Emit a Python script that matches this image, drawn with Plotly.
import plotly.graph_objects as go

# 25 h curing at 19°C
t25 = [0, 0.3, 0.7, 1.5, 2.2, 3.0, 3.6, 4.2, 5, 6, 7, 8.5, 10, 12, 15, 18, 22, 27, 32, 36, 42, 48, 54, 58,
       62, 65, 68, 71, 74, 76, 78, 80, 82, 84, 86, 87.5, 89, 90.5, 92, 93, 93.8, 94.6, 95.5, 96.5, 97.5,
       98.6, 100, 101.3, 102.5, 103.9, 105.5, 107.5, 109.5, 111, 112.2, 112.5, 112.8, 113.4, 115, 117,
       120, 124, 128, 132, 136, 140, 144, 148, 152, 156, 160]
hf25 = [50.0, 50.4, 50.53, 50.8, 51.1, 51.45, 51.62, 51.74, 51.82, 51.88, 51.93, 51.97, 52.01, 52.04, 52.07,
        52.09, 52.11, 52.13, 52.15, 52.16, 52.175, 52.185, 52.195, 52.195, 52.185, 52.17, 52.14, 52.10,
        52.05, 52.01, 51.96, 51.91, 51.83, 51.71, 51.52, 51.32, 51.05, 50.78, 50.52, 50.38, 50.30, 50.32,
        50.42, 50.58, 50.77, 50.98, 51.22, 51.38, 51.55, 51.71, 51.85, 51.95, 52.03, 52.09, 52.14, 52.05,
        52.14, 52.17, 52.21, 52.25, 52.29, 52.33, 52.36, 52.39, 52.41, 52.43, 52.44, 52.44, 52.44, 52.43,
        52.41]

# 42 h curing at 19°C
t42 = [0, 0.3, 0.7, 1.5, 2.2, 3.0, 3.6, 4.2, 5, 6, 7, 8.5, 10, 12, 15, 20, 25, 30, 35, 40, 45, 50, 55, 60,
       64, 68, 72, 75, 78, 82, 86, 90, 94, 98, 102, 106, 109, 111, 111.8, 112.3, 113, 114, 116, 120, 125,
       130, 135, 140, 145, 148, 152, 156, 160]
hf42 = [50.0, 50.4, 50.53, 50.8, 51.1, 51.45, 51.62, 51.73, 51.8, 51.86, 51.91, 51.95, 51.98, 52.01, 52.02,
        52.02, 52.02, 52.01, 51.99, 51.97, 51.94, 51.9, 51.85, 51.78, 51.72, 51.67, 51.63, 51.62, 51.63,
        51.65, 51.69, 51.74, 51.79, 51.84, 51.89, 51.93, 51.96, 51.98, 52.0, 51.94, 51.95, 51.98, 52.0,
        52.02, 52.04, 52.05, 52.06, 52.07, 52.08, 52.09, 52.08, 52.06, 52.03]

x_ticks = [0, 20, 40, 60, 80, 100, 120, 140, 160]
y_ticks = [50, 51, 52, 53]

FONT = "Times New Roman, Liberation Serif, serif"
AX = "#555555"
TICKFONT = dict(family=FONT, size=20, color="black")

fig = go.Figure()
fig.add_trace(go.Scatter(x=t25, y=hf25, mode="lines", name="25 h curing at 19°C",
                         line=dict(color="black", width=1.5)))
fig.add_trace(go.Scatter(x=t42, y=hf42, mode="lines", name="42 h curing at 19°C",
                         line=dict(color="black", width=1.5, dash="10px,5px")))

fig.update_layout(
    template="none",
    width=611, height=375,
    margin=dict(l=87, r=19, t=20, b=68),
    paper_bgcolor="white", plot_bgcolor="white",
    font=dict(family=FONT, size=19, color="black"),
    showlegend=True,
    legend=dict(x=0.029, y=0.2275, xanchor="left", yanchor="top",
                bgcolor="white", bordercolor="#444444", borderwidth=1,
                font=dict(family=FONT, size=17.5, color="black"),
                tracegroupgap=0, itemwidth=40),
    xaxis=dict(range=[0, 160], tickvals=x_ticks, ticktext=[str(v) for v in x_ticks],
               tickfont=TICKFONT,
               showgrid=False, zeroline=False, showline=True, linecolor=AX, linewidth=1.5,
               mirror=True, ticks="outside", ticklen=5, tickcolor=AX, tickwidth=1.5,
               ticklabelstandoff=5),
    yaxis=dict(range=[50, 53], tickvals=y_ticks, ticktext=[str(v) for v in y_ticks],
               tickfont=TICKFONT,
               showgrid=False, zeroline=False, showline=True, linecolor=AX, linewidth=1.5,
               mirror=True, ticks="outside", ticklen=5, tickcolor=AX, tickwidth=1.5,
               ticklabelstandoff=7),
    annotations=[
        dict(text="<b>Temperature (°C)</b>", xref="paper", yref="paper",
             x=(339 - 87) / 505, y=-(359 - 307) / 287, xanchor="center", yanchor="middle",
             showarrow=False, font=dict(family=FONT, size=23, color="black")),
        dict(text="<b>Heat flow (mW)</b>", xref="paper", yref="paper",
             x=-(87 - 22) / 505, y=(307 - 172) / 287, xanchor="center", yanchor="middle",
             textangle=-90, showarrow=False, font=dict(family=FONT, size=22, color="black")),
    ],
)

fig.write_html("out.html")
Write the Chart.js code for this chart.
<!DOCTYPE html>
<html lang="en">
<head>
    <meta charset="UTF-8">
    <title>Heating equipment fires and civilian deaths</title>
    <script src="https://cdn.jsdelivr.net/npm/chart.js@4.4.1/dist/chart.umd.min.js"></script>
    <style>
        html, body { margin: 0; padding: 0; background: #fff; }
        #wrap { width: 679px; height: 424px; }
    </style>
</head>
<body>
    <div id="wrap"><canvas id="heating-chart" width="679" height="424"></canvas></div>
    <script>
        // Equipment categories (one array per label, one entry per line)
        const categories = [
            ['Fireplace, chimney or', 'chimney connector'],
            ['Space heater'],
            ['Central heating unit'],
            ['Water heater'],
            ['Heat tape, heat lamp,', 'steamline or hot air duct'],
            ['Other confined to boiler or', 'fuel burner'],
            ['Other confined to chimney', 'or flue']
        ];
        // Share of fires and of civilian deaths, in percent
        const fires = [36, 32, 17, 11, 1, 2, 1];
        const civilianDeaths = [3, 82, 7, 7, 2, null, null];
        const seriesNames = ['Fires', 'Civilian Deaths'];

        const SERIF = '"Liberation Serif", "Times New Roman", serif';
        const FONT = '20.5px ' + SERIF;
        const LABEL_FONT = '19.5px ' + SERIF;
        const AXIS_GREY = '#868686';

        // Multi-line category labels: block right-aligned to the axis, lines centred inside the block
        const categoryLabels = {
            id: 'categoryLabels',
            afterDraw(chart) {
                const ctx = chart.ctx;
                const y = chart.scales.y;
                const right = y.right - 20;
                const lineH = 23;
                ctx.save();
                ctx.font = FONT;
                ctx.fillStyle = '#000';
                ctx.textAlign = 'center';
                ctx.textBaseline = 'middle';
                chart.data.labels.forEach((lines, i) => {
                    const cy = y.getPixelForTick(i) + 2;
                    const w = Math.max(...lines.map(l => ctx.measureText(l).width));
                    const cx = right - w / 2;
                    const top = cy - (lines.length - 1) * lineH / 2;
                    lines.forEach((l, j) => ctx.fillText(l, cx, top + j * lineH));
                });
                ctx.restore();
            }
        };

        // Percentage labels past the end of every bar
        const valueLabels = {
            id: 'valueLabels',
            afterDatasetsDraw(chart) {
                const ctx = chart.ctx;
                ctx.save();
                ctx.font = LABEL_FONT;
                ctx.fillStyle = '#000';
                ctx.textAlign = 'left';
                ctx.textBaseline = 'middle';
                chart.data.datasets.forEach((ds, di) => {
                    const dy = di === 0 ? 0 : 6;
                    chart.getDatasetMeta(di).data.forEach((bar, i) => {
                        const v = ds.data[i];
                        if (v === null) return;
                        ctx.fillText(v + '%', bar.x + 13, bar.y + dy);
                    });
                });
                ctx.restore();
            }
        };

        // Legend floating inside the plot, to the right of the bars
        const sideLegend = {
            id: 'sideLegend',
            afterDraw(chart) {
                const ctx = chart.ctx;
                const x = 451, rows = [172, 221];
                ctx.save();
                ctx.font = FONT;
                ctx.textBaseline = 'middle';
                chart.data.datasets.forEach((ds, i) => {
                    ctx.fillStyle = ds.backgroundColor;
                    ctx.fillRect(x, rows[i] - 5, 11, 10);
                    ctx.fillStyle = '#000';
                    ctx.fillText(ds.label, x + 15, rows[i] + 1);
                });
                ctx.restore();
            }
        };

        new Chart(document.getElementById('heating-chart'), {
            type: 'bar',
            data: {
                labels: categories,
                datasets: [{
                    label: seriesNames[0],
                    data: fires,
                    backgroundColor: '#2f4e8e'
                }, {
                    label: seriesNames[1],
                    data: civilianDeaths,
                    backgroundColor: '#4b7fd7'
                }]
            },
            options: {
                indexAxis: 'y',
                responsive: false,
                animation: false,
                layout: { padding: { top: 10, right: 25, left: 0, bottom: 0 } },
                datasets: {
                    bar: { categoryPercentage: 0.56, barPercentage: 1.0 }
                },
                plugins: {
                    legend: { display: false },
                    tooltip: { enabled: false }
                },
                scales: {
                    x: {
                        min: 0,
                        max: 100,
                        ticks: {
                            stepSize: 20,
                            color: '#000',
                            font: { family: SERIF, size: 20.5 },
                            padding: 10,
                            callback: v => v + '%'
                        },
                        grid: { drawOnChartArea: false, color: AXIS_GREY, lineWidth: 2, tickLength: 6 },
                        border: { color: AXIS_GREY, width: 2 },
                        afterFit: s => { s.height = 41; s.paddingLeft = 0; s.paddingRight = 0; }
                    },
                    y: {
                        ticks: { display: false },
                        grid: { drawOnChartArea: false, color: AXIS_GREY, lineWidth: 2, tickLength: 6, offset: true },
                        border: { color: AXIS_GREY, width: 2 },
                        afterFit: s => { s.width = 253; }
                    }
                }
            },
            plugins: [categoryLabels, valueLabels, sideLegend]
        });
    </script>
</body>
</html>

---

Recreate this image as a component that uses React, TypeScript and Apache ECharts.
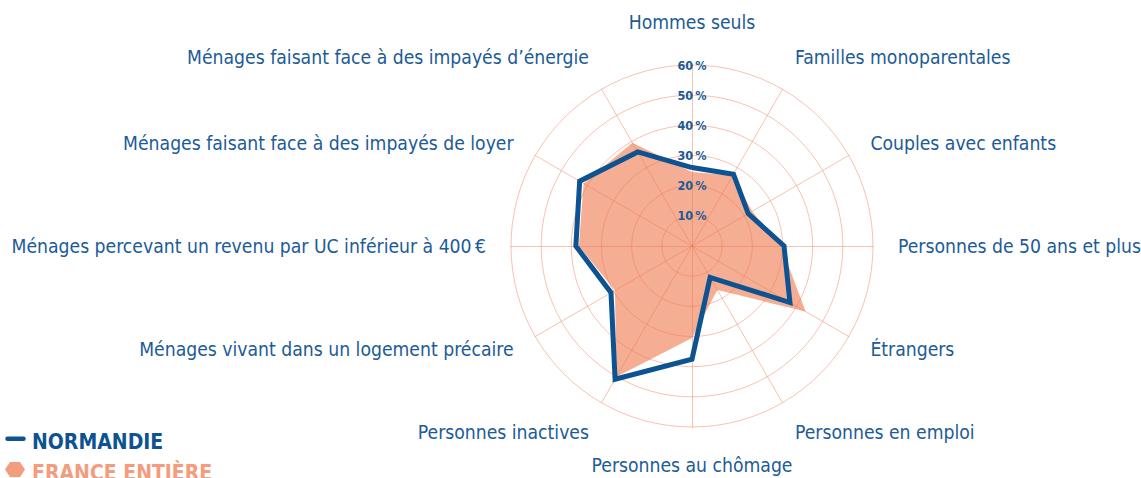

--

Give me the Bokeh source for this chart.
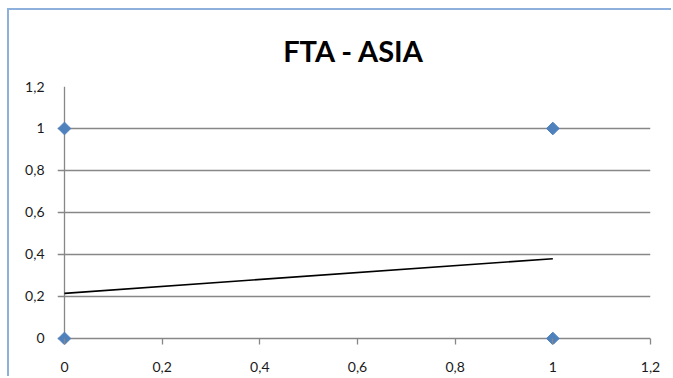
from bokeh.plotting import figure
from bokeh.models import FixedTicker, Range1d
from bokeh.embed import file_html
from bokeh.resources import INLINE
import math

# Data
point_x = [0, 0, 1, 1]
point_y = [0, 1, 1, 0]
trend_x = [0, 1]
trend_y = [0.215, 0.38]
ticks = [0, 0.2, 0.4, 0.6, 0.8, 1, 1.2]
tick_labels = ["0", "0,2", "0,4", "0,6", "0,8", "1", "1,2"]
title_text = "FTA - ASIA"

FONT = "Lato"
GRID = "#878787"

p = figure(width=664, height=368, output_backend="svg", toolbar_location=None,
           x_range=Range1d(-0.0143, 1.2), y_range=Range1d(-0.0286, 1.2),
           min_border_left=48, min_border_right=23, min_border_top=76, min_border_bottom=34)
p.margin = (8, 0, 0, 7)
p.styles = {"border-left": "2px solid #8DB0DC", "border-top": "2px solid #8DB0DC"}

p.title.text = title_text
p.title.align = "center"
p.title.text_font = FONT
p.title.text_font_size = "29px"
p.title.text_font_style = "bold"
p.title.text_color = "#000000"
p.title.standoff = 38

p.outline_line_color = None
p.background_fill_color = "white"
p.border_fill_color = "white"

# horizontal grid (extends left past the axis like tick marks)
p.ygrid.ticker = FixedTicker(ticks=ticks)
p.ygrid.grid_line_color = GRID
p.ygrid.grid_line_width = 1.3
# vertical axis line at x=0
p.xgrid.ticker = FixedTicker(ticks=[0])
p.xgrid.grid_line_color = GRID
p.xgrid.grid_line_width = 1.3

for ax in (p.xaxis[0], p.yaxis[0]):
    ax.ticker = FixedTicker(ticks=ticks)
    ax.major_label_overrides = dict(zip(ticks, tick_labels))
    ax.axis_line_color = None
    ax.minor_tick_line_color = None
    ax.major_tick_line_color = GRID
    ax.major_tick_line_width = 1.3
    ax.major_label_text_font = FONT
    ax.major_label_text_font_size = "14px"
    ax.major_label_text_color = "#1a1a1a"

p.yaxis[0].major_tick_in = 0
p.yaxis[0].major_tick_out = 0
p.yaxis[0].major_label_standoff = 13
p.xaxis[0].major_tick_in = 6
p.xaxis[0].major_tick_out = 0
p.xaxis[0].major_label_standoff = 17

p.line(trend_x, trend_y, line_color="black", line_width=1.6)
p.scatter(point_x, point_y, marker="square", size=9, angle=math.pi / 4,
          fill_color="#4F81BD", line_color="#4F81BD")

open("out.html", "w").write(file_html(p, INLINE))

• Goal: Gather up the lines containing the word "that" from these records and copy them.

• Finished exercise:
Emit a Python script that matches this image, drawn with Plotly.
Recreate this image as a component that uses React, TypeScript and Apache ECharts.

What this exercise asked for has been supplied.